It’s a typical Saturday afternoon at the
flashy Metro Centro mall in Managua, Nicaragua, and the joint is jumping. As I
watch a young barista crank out $4 iced cappuccinos at the Casa de Café kiosk,
I find myself reflecting yet again on the mysterious phrase “developing
country.”
To those who don’t know this part of the
world, the phrase suggests poverty and deprivation - chicken buses spilling
over with skinny peasants making slow progress along dirt roads; neighbourhoods
of rickety houses built from bamboo and banana leaves; poor people with seven
or eight children scratching out meagre livings in tiny villages.
Paul and I are just beginning our third
posting as Cuso International volunteers in Central America. I suspect more
than a few of our acquaintances back home imagine us living in just such a country.
They assume that working with non-profit organizations in countries like
Nicaragua and Honduras means giving up the good life.

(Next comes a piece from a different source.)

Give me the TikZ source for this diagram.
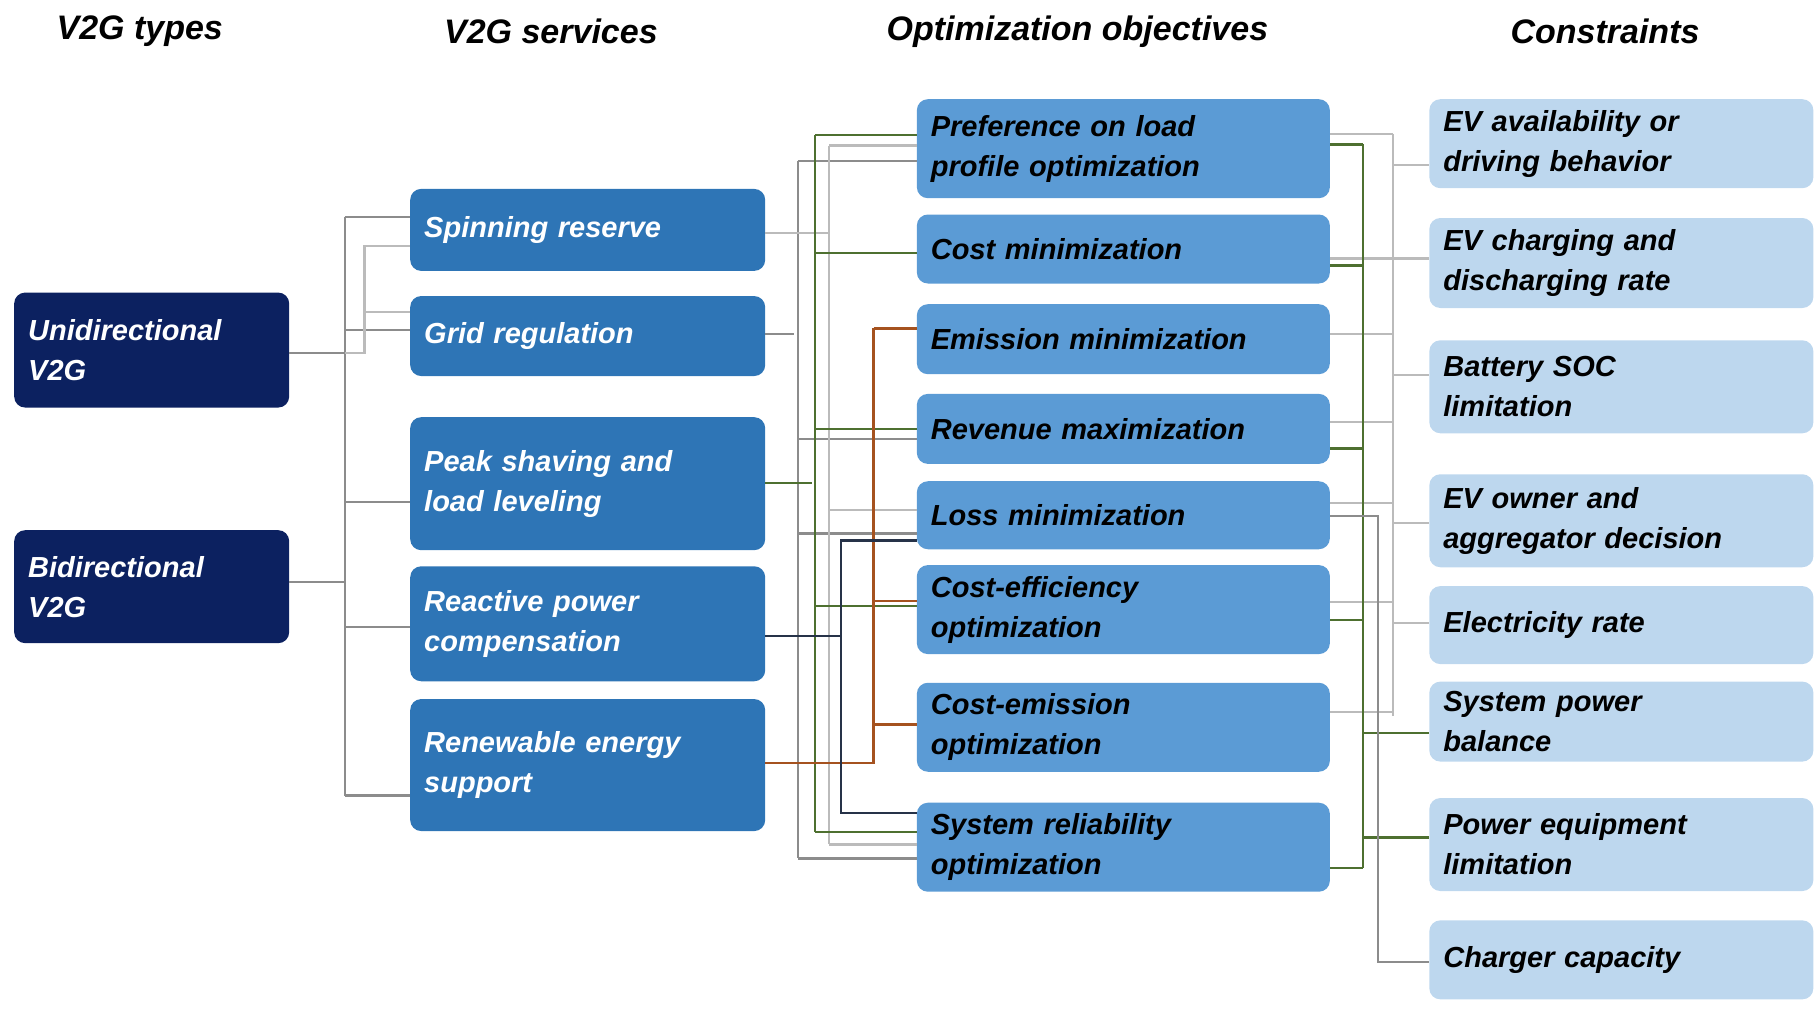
\documentclass[tikz,border=0pt]{standalone}
\usepackage{fontspec}
\setmainfont{Liberation Sans}
\begin{document}
\begin{tikzpicture}[x=1.1647pt,y=-1.1647pt,
 box/.style={anchor=north west,rounded corners=11pt,inner xsep=14pt,inner ysep=4pt,align=left,
   font=\fontsize{29}{40}\selectfont\bfseries\itshape},
 t1/.style={box,fill=c1,text=white,minimum width=275pt,text width=247pt},
 t2/.style={box,fill=c2,text=white,minimum width=355pt,text width=327pt},
 t3/.style={box,fill=c3,text=black,minimum width=413pt,text width=385pt},
 t4/.style={box,fill=c4,text=black,minimum width=384pt,text width=356pt},
 hd/.style={font=\fontsize{34}{40}\selectfont\bfseries\itshape},
 dg/.style={draw=lgd,line width=2.2pt},
 lg/.style={draw=lgl,line width=2.2pt},
 gr/.style={draw=lgr,line width=2.2pt},
 br/.style={draw=lbr,line width=2.2pt},
 nv/.style={draw=lnv,line width=2.2pt}]
\definecolor{c1}{HTML}{0C2160}
\definecolor{c2}{HTML}{2E75B6}
\definecolor{c3}{HTML}{5B9BD5}
\definecolor{c4}{HTML}{BDD7EE}
\definecolor{lgd}{HTML}{8C8C8C}
\definecolor{lgl}{HTML}{BBBBBB}
\definecolor{lgr}{HTML}{4E7030}
\definecolor{lbr}{HTML}{A5521F}
\definecolor{lnv}{HTML}{263248}
\useasboundingbox (0,0) rectangle (1560,868);
\node[hd] (h1) at (120,27) {V2G types};
\node[hd] (h2) at (473,27) {V2G services};
\node[hd] (h3) at (925,27) {Optimization objectives};
\node[hd] (h4) at (1378,27) {Constraints};
% column 1
\node[t1,minimum height=115pt] (uni) at (12,251) {Unidirectional\\V2G};
\node[t1,minimum height=113pt] (bi) at (12,455) {Bidirectional\\V2G};
% column 2
\node[t2,minimum height=82pt] (spin) at (352,162) {Spinning reserve};
\node[t2,minimum height=80pt] (grid) at (352,254) {Grid regulation};
\node[t2,minimum height=133pt] (peak) at (352,358) {Peak shaving and\\load leveling};
\node[t2,minimum height=115pt] (reac) at (352,486) {Reactive power\\compensation};
\node[t2,minimum height=132pt] (renew) at (352,600) {Renewable energy\\support};
% column 3
\node[t3,minimum height=99pt] (pref) at (787,85) {Preference on load\\profile optimization};
\node[t3,minimum height=69pt] (cmin) at (787,184) {Cost minimization};
\node[t3,minimum height=70pt] (emis) at (787,261) {Emission minimization};
\node[t3,minimum height=70pt] (rev) at (787,338) {Revenue maximization};
\node[t3,minimum height=68pt] (loss) at (787,413) {Loss minimization};
\node[t3,minimum height=89pt] (ceff) at (787,485) {Cost-efficiency\\optimization};
\node[t3,minimum height=89pt] (cem) at (787,586) {Cost-emission\\optimization};
\node[t3,minimum height=89pt] (rel) at (787,689) {System reliability\\optimization};
% column 4
\node[t4,minimum height=89pt] (ev) at (1227,85) {EV availability or\\driving behavior};
\node[t4,minimum height=90pt] (evc) at (1227,187) {EV charging and\\discharging rate};
\node[t4,minimum height=93pt] (soc) at (1227,292) {Battery SOC\\limitation};
\node[t4,minimum height=93pt] (own) at (1227,407) {EV owner and\\aggregator decision};
\node[t4,minimum height=78pt] (elec) at (1227,503) {Electricity rate};
\node[t4,minimum height=80pt] (spb) at (1227,585) {System power\\balance};
\node[t4,minimum height=93pt] (peq) at (1227,685) {Power equipment\\limitation};
\node[t4,minimum height=79pt] (chg) at (1227,790) {Charger capacity};
% ---- left connectors
\coordinate (b1t) at (296,186); \coordinate (b1b) at (296,683);
\draw[dg] (b1t) -- (b1b);
\draw[dg] (uni.east |- 0,303) -- (296,303);
\draw[dg] (bi.east |- 0,500) -- (296,500);
\draw[dg] (296,186) -- (spin.west |- 0,186);
\draw[dg] (296,283) -- (grid.west |- 0,283);
\draw[dg] (296,431) -- (peak.west |- 0,431);
\draw[dg] (296,538) -- (reac.west |- 0,538);
\draw[dg] (296,683) -- (renew.west |- 0,683);
\draw[lg] (296,303) -- (313,303) -- (313,211) -- (spin.west |- 0,211);
\draw[lg] (313,268) -- (grid.west |- 0,268);
% ---- middle connectors
\draw[dg] (685,138) -- (685,737);
\draw[dg] (grid.east |- 0,287) -- (682,287);
\foreach \n/\y in {pref/138,rev/377,loss/458,rel/737} \draw[dg] (685,\y) -- (\n.west |- 0,\y);
\draw[lg] (712,125) -- (712,725);
\draw[lg] (spin.east |- 0,200) -- (712,200);
\foreach \n/\y in {pref/125,loss/438,rel/725} \draw[lg] (712,\y) -- (\n.west |- 0,\y);
\draw[gr] (700,116) -- (700,714);
\draw[gr] (peak.east |- 0,415) -- (697,415);
\foreach \n/\y in {pref/116,cmin/217,rev/368,ceff/520,rel/714} \draw[gr] (700,\y) -- (\n.west |- 0,\y);
\draw[br] (renew.east |- 0,655) -- (750,655) -- (750,282);
\foreach \n/\y in {emis/282,ceff/516,cem/622} \draw[br] (750,\y) -- (\n.west |- 0,\y);
\draw[nv] (reac.east |- 0,546) -- (722,546);
\draw[nv] (loss.west |- 0,464) -- (722,464) -- (722,698) -- (rel.west |- 0,698);
% ---- right connectors
\draw[lg] (1196,115) -- (1196,615);
\foreach \n/\y in {pref/115,cmin/222,emis/287,rev/362,loss/432,ceff/517,cem/611} \draw[lg] (\n.east |- 0,\y) -- (1196,\y);
\foreach \n/\y in {ev/142,evc/222,soc/322,own/449,elec/535} \draw[lg] (1196,\y) -- (\n.west |- 0,\y);
\draw[gr] (1170,124) -- (1170,745);
\foreach \n/\y in {pref/124,cmin/228,rev/385,ceff/532,rel/745} \draw[gr] (\n.east |- 0,\y) -- (1170,\y);
\foreach \n/\y in {spb/629,peq/719} \draw[gr] (1170,\y) -- (\n.west |- 0,\y);
\draw[dg] (loss.east |- 0,443) -- (1183,443) -- (1183,826) -- (chg.west |- 0,826);
\end{tikzpicture}
\end{document}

Yet the reality of life in a modern-day
Central American city looks a lot like life in Canada in many ways. And the
more time I spend in the south, the more my confusion grows over what we mean
when we talk about development.
All the stuff of “developed” countries like
Canada exists here in Nicaragua, from beautifully maintained highways to fancy
malls, big universities, well-equipped hospitals, 60-inch televisions, pricey
iced-coffee makers, and luxury cars. The view from where I’m sitting as I write
this is of attractive pink-plaster houses with immaculate gardens as far as the
eye can see.
But were I to walk a few blocks to the
eight-lane highway that cuts through this part of town, I’d see a different
view.
I’d
see wooden shacks with thin curls of smoke coming out from wood cooking fires
inside. I’d see skinny dogs sleeping on dirt floors and families in worn hand-me-down
clothes shipped in bales from the U.S., sitting in cheap plastic chairs in scrubby
dirt yards. Employment is scarce and notoriously low-paid for families in those
kinds of neighbourhoods.
So the real problem is not a lack of modern
conveniences, it’s that so many people who live here can’t access them. The
problem is not a lack of development, but of inequality – both in terms of
income and in having the political clout to be able to change that reality. The
World Bank rates Nicaragua as the second-poorest nation in Latin America and
the Caribbean, but that poverty definitely isn’t shared equally among the country’s
six million citizens.
The bad roads, rickety houses, and
impoverished families that come to mind for those who haven’t been to Central
America do still prevail in many rural areas. Rural development efforts tend to
concentrate along three lines: Helping people improve food security through
better agricultural practices and diversity; encouraging people to engage more
effectively with their governments; and helping communities organize themselves
better to prevent or respond to emergencies such as floods, mud slides, drought
and other natural disasters. (I haven’t seen much development work focused on
the needs of the urban poor.)
It’s important work, of course.
Better and more diverse agricultural yields
can mean the difference between life and death for subsistence farmers, as can better
logging practices that stop the deforestation that turn a regular rain storm
into a devastating flood or slide. Democracy is still a fragile concept in
Central America, and building a more informed and engaged citizenry is an
integral part of sustaining that. Development work that improves the lives of
women and girls is fundamental to improving a country’s economic performance.
But can those efforts change the structural
inequalities, cultural habits, and harmful government policies that feed the
growing gap between rich and poor around the world? I don’t know. Like so any other global problems, it’s
complicated, and there are many competing interests at stake – most notably,
the interests of consumers in wealthy countries like my own.
For instance, Central American farmers wouldn’t
be nearly so poor if they got paid more for their crops. (The price people pay
for the coffee beans in their iced cappuccino is about 100 times more than what
the farmer got for growing them.)
Workers in the giant maquilas that make clothing, auto parts, and electronics for the
world would benefit immensely from higher wages. The countries that host those maquilas would have more money for
infrastructure, education, health care, and social programs if the
multinationals that owned the factories paid taxes, like they would have to do
if the factories were located in wealthier countries.
But in the global market, consumers demand low
prices. Were the government of Nicaragua to take a stand on behalf of factory
workers and farmers, corporations doing business here would instantly start
scoping out even poorer countries where they could set up shop. The resulting
loss of jobs and markets would be disastrous for the country.
And consumers around the world would barely
blink, because it’s our buying habits (which in turn are fuelled by our own
falling purchasing power as the income gap grows in our own countries) that have
led to this situation.
What to do? Pay attention. Reject easy
labels that hide what the real problems are. Come see for yourself. No
country’s problems are ever as simple as they appear from a distance, nor are
any of us as different from each other as we might believe.